Uma dessas matérias, que será o osso mais duro de roer para a Geringonça foi colocada definitivamente na agenda neste Congresso: a permanência na União Europeia (UE) e a renegociação da dívida. O assunto não é de agora: tanto comunistas como bloquistas vêm insistindo nesta temática ainda antes do início da presente legislatura. Mas neste fim de semana saltou para cima da mesa de uma forma que muito dificilmente Costa poderá continuar a empurrar com a barriga. Parece já haver algumas movimentações no seio do Governo: ainda há pouco mais de uma semana, Mário Centeno veio defender a necessidade de negociar um perdão parcial da dívida grega, numa clara tentativa de preparação para mudança de política de dívida no seio da UE e para posicionar Portugal no caminho da renegociação da sua própria dívida. É possível que, depois do congresso comunista, PS, BE, PCP e PEV tenham mesmo de se sentar à mesa a discutir este assunto.
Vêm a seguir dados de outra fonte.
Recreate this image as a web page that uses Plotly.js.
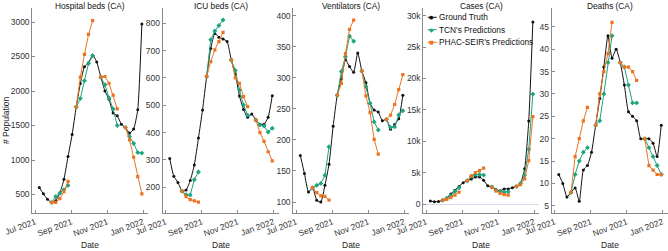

É indiscutível que o PCP não tem já o peso político que teve outrora. Muitos dizem que é anacrónico, obsoleto, que não soube renovar-se. Mas a sua sobrevivência até aos dias de hoje diz-nos que se tem renovado na medida certa – nem muito nem pouco, apenas o suficiente para se manter fiel a si próprio e continuar a ter o seu lugar na política e na sociedade portuguesas. O PCP ainda faz falta. Ainda é o partido dos trabalhadores e trabalhadores sempre existirão. Suspeito de que, nos tempos de incerteza que vivemos, em que nos aproximamos perigosamente dos extremismos e ultranacionalismos, os partidos comunistas poderão vir a ter uma grande palavra a dizer. E o Partido Comunista Português será talvez o que estará em melhores condições de o fazer.